Set up the OCI Generative AI client with your configuration.


In [None]:
# Configuration - Update these values for your environment
COMPARTMENT_ID = "your-compartment-ocid-here"  # Replace with your compartment OCID
ENDPOINT = "https://inference.generativeai.us-chicago-1.oci.oraclecloud.com"  # Replace with your region's endpoint

# Load OCI configuration
config = oci.config.from_file()  # Uses default config file location
# Alternatively, you can specify a custom config file:
# config = oci.config.from_file("~/.oci/config", "DEFAULT")

# Create the OCI Generative AI client
client = GenerativeAiInferenceClient(config=config, service_endpoint=ENDPOINT)


## Apply Openlayer Tracing

Wrap the OCI client with Openlayer tracing to automatically capture all interactions.

The `trace_oci_genai()` function accepts an optional `estimate_tokens` parameter:
- `estimate_tokens=True` (default): Estimates token counts when not provided by OCI response
- `estimate_tokens=False`: Returns None for token fields when not available in the response

OCI responses can be either CohereChatResponse or GenericChatResponse, both containing usage information when available.


In [None]:
# Apply Openlayer tracing to the OCI client
# With token estimation enabled (default)
traced_client = trace_oci_genai(client, estimate_tokens=True)

# Alternative: Disable token estimation to get None values when tokens are not available
# traced_client = trace_oci_genai(client, estimate_tokens=False)

## Example 1: Non-Streaming Chat Completion

Simple chat completion without streaming.


In [None]:
# Create a chat request
chat_request = GenericChatRequest(
    messages=[Message(role="user", content="Hello! Can you explain what Oracle Cloud Infrastructure is?")],
    model_id="cohere.command-r-plus",
    max_tokens=200,
    temperature=0.7,
    is_stream=False,  # Non-streaming
)

chat_details = ChatDetails(compartment_id=COMPARTMENT_ID, chat_request=chat_request)

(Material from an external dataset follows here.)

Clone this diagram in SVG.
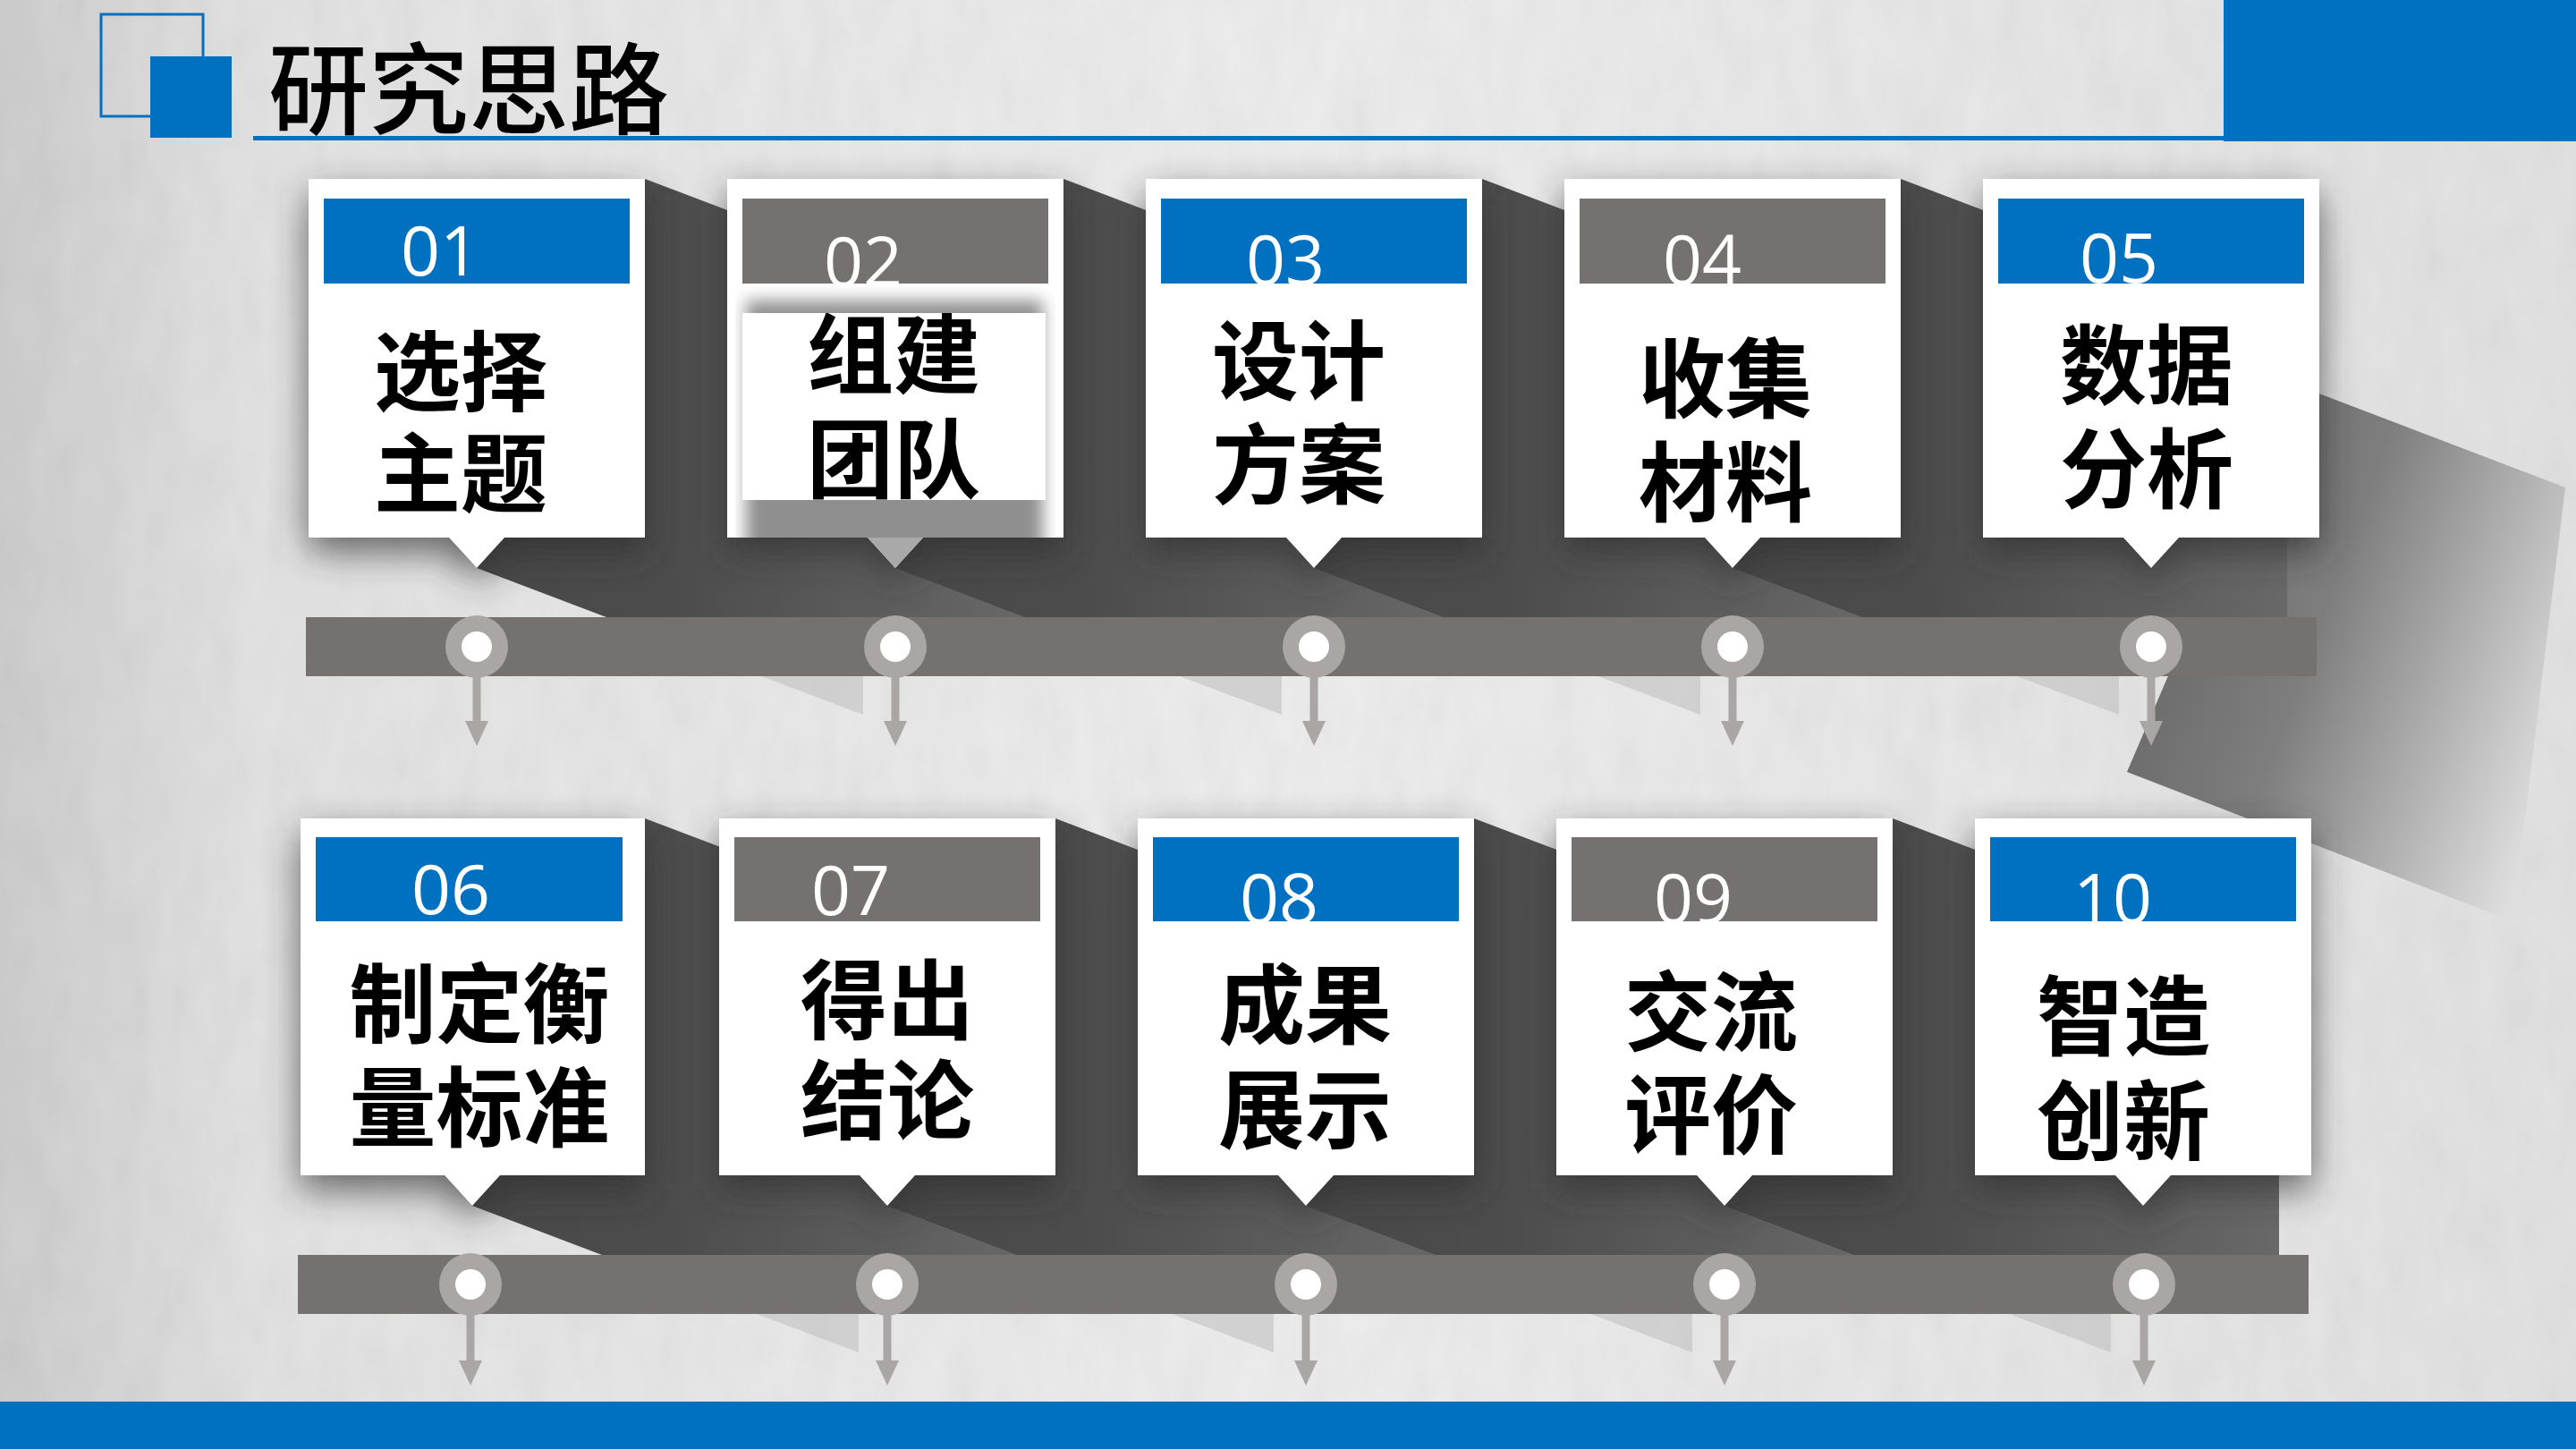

# Make the request - the tracer will automatically capture it
response = traced_client.chat(chat_details)
response

## Example 2: Streaming Chat Completion

Chat completion with streaming enabled to see tokens as they're generated.


In [None]:
# Create a streaming chat request
streaming_chat_request = GenericChatRequest(
    messages=[
        Message(role="system", content="You are a helpful AI assistant that provides concise, informative answers."),
        Message(role="user", content="Tell me a short story about cloud computing and AI working together."),
    ],
    model_id="meta.llama-3.1-70b-instruct",
    max_tokens=300,
    temperature=0.8,
    is_stream=True,  # Enable streaming
)

streaming_chat_details = ChatDetails(compartment_id=COMPARTMENT_ID, chat_request=streaming_chat_request)

# Make the streaming request
streaming_response = traced_client.chat(streaming_chat_details)

# Process the streaming response
full_content = ""
for chunk in streaming_response:
    if hasattr(chunk, "data") and hastr(chunk.data, "choices"):
        if chunk.data.choices and hasattr(chunk.data.choices[0], "delta"):
            delta = chunk.data.choices[0].delta
            if hasattr(delta, "content") and delta.content:
                full_content += delta.content

full_content

## Example 3: Custom Parameters and Error Handling

Demonstrate various model parameters and how tracing works with different scenarios.


In [None]:
# Advanced parameters example
advanced_request = GenericChatRequest(
    messages=[Message(role="user", content="Write a creative haiku about artificial intelligence.")],
    model_id="meta.llama-3.1-70b-instruct",
    max_tokens=100,
    temperature=0.9,  # High creativity
    top_p=0.8,
    frequency_penalty=0.2,  # Reduce repetition
    presence_penalty=0.1,
    stop=["\n\n"],  # Stop at double newline
    is_stream=False,
)

advanced_details = ChatDetails(compartment_id=COMPARTMENT_ID, chat_request=advanced_request)

response = traced_client.chat(advanced_details)
response